Another guiding force at the festival was Felix Galimir. For 45 years he taught generations to perform in all styles, but was particularly notable for his direct link to the Second Viennese past. Galimir played the music of Berg and Webern directly for these composers and was able to convey to his colleagues in Vermont that particular brand of technique necessary to properly communicate this difficult music. Last evening, Samuel Rhodes and three young artists presented a very fine performance of the Webern, notable indeed for their fluency in the miniaturist vocabulary of this truly revolutionary composer. I was especially struck by the combination of power and delicacy coupled with strong technique. The extremely compact third movement was played at full tilt and extroadinarily nimbly. Unfamiliar music to virtually everyone in the crowd, played this expertly these pieces cannot fail to move and impress.

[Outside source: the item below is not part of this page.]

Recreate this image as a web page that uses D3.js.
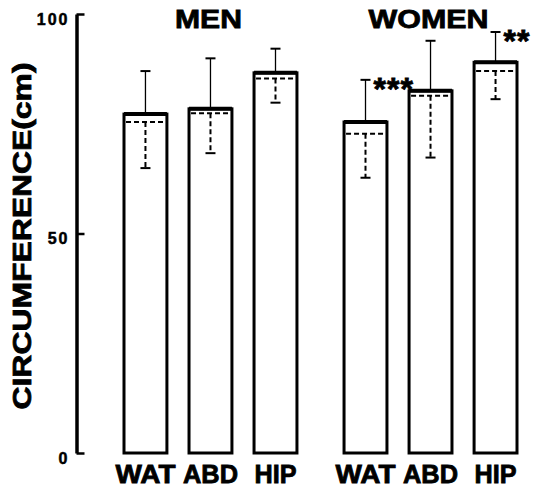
<!DOCTYPE html>
<html lang="en">
<head>
    <meta charset="UTF-8">
    <title>Circumference</title>
    <script src="https://d3js.org/d3.v7.min.js"></script>
    <style>
        body {
            margin: 0;
            padding: 0;
            background: #fff;
        }
        text {
            font-family: "Liberation Sans", Arial, sans-serif;
            font-weight: bold;
            fill: #000;
        }
        .heavy {
            stroke: #000;
            stroke-width: 0.8px;
        }
        .tick text {
            font-size: 16px;
            letter-spacing: 2px;
            stroke: #000;
            stroke-width: 0.5px;
        }
    </style>
</head>
<body>
    <svg width="541" height="488"></svg>
    <script>
        // Data (cm)
        const groups = ["MEN", "WOMEN"];
        const sites = ["WAT", "ABD", "HIP"];
        const yTicks = [0, 50, 100];

        // solid bar = one method, dashed line = the other
        const meanSolid = { MEN: [77.2, 78.4, 86.6], WOMEN: [75.4, 82.5, 89.0] };
        const sdSolid   = { MEN: [9.8, 11.5, 5.5],   WOMEN: [9.6, 11.4, 6.9] };
        const meanDash  = { MEN: [75.4, 77.4, 85.3], WOMEN: [72.7, 81.4, 87.0] };
        const sdDash    = { MEN: [10.5, 9.1, 5.5],   WOMEN: [10.0, 14.1, 6.4] };
        const signif    = { MEN: ["", "", ""],       WOMEN: ["***", "", "**"] };

        const svg = d3.select("svg");

        const y = d3.scaleLinear().domain([0, 100]).range([453, 14]);

        const xGroup = d3.scaleBand()
            .domain(groups)
            .range([124, 517])
            .paddingInner(0.214);

        const xSite = d3.scaleBand()
            .domain(sites)
            .range([0, xGroup.bandwidth()])
            .paddingInner(0.34);

        // flatten into rows for drawing
        const rows = [];
        groups.forEach(g => {
            sites.forEach((s, i) => {
                rows.push({
                    group: g, site: s,
                    m1: meanSolid[g][i], s1: sdSolid[g][i],
                    m2: meanDash[g][i], s2: sdDash[g][i],
                    star: signif[g][i]
                });
            });
        });

        const bx = d => xGroup(d.group) + xSite(d.site);
        const cx = d => bx(d) + xSite.bandwidth() / 2;
        const bw = xSite.bandwidth();
        const cap = 5;

        // y axis, ticks pointing into the plot
        const yAxis = d3.axisLeft(y)
            .tickValues(yTicks)
            .tickSizeInner(-8)
            .tickSizeOuter(0)
            .tickPadding(7);

        const ax = svg.append("g")
            .attr("transform", "translate(76.5,0)")
            .call(yAxis)
            .attr("font-size", null)
            .attr("font-family", null);
        ax.select(".domain").attr("stroke-width", 3.5);
        ax.selectAll(".tick line").attr("stroke-width", 2.5);
        ax.selectAll(".tick text")
            .attr("dy", null)
            .attr("y", 10);

        // y title
        svg.append("text")
            .attr("class", "heavy")
            .attr("transform", "translate(31,236) rotate(-90)")
            .attr("text-anchor", "middle")
            .attr("font-size", 26)
            .attr("textLength", 347)
            .attr("lengthAdjust", "spacingAndGlyphs")
            .text("CIRCUMFERENCE(cm)");

        // bars
        const bar = svg.append("g").selectAll("g")
            .data(rows)
            .join("g");

        bar.append("rect")
            .attr("x", bx)
            .attr("y", d => y(d.m1))
            .attr("width", bw)
            .attr("height", d => y(0) - y(d.m1))
            .attr("fill", "#fff")
            .attr("stroke", "#000")
            .attr("stroke-width", 3);

        // thicker top edge
        bar.append("line")
            .attr("x1", bx)
            .attr("x2", d => bx(d) + bw)
            .attr("y1", d => y(d.m1))
            .attr("y2", d => y(d.m1))
            .attr("stroke", "#000")
            .attr("stroke-width", 4);

        // dashed mean inside bar
        bar.append("line")
            .attr("x1", d => bx(d) + 2)
            .attr("x2", d => bx(d) + bw - 2)
            .attr("y1", d => y(d.m2))
            .attr("y2", d => y(d.m2))
            .attr("stroke", "#000")
            .attr("stroke-width", 2)
            .attr("stroke-dasharray", "5,3");

        // solid SD upward
        bar.append("line")
            .attr("x1", cx).attr("x2", cx)
            .attr("y1", d => y(d.m1))
            .attr("y2", d => y(d.m1 + d.s1))
            .attr("stroke", "#000")
            .attr("stroke-width", 1.3);
        bar.append("line")
            .attr("x1", d => cx(d) - cap).attr("x2", d => cx(d) + cap)
            .attr("y1", d => y(d.m1 + d.s1))
            .attr("y2", d => y(d.m1 + d.s1))
            .attr("stroke", "#000")
            .attr("stroke-width", 2);

        // dashed SD downward
        bar.append("line")
            .attr("x1", cx).attr("x2", cx)
            .attr("y1", d => y(d.m2))
            .attr("y2", d => y(d.m2 - d.s2))
            .attr("stroke", "#000")
            .attr("stroke-width", 2)
            .attr("stroke-dasharray", "5,3");
        bar.append("line")
            .attr("x1", d => cx(d) - cap).attr("x2", d => cx(d) + cap)
            .attr("y1", d => y(d.m2 - d.s2))
            .attr("y2", d => y(d.m2 - d.s2))
            .attr("stroke", "#000")
            .attr("stroke-width", 2);

        // significance stars
        bar.filter(d => d.star)
            .append("text")
            .attr("class", "heavy")
            .attr("x", d => cx(d) + cap + 3)
            .attr("y", d => y(d.m1 + d.s1) + 20)
            .attr("font-size", 32)
            .attr("letter-spacing", 1)
            .text(d => d.star);

        // site labels
        const siteWidth = { WAT: 60, ABD: 55, HIP: 42 };
        bar.append("text")
            .attr("class", "heavy")
            .attr("x", cx)
            .attr("y", 483)
            .attr("text-anchor", "middle")
            .attr("font-size", 25)
            .attr("textLength", d => siteWidth[d.site])
            .attr("lengthAdjust", "spacingAndGlyphs")
            .text(d => d.site);

        // group titles
        const titleWidth = { MEN: 67, WOMEN: 120 };
        svg.append("g").selectAll("text")
            .data(groups)
            .join("text")
            .attr("class", "heavy")
            .attr("x", g => xGroup(g) + xGroup.bandwidth() / 2 - 2)
            .attr("y", 28)
            .attr("text-anchor", "middle")
            .attr("font-size", 26)
            .attr("textLength", g => titleWidth[g])
            .attr("lengthAdjust", "spacingAndGlyphs")
            .text(g => g);
    </script>
</body>
</html>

Galimir's legacy will live on as long as this type of superb musicianship is allowed to flourish. Parenthetically, it is astonishing to realize that these pieces are almost 100 years old! They still sound fresh and new, so much more radical than virtually anything on the contemporary scene.

Although I have never been there, I know intuitively that there is something special going on at Marlboro. Every musician who has spent time there, both young and old, waxes poetically about not only their experience, but, more importantly, what they were able to share. With Mitsuko Uchida involved, I can only imagine that the magic will continue unabated for many years to come.